Si les documents d'archive font pénétrer le spectateur dans cette époque passionnante d'effervescence où la création artistique libre trouvait refuge dans les arrière-cours et les cuisines d'appartement, le film s'intéresse en effet plus au rapport passé-présent, à comment ce groupe d'ex-amis et, au premier chef, Anderson lui-même, parviennent à vivre avec cette mémoire encombrée de mensonges, de trahisons, de culpabilité ou de rancoeurs.

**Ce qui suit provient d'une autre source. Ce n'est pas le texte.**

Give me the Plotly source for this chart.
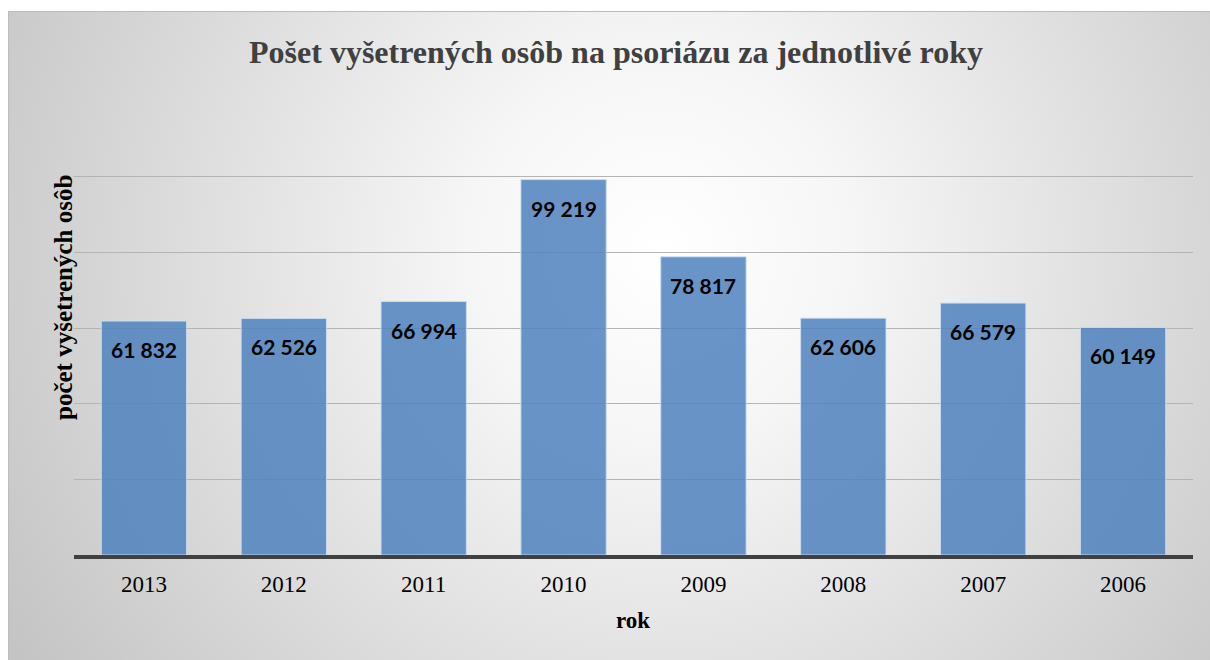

Par extension, c'est son pays qu'Annekatrin Hendel interroge et les réponses qu'elles a reçues au moment des projections organisées pendant la Berlinale montrent à quel point ce passé reste vif. "C'est vraiment trop d'honneur fait à cet homme", affirmait mercredi une spectatrice tandis qu'Anderson était qualifié de "monstre" et le film d'"insupportable", au cours de la première organisée mardi soir au Kino International, l'ex-grand cinéma de Berlin-Est, installé sur l'avenue qui se nomme toujours Karl-Marx Allee.

D'autres louaient l'objectivité du propos et la sensibilité d'approche de la réalisatrice qui laisse abondamment Anderson s'exprimer dans le film. "Je ne voulais pas montrer ce que je voulais voir, mais plutôt ce qui est, je trouve ça beaucoup plus intéressant", a-t-elle souligné. "Je voulais montrer comment il vit dans ce monde, quelles explications il se donne et nous donne".

Anderson ne se cherche pas d'excuses, il ne demande pas pardon. "On voit ses yeux, son incertitude (...) il y a toujours cette nature contradictoire qui se dégage de lui", affirme Mme Hendel. Oui, il a collaboré volontairement, oui, il savait les conséquences pour ses amis et connaissances des rapports hebdomadaires qu'il transmettait à son officier de liaison.

Mais il semble ne pas complètement comprendre comment il a pu mener ces deux vies, parlant même à certains moments à la troisième personne de l'homme qu'il était alors. Par moments également, s'instille le doute sur la sincérité actuelle du personnage, comme si on ne pouvait pas, aujourd'hui, croire celui qui, jadis, mentait.

Il "fait partie de notre histoire, on ne peut l'en exclure, même si c'est douloureux de s'en souvenir", dit la réalisatrice. Mardi, Anderson était présent dans la salle pour la première.

Après le film, il est allé boire un verre avec ses ex-amis. Ils ne s'étaient pas revus depuis plus de 25 ans, la nuit a été longue, a confié Mme Hendel.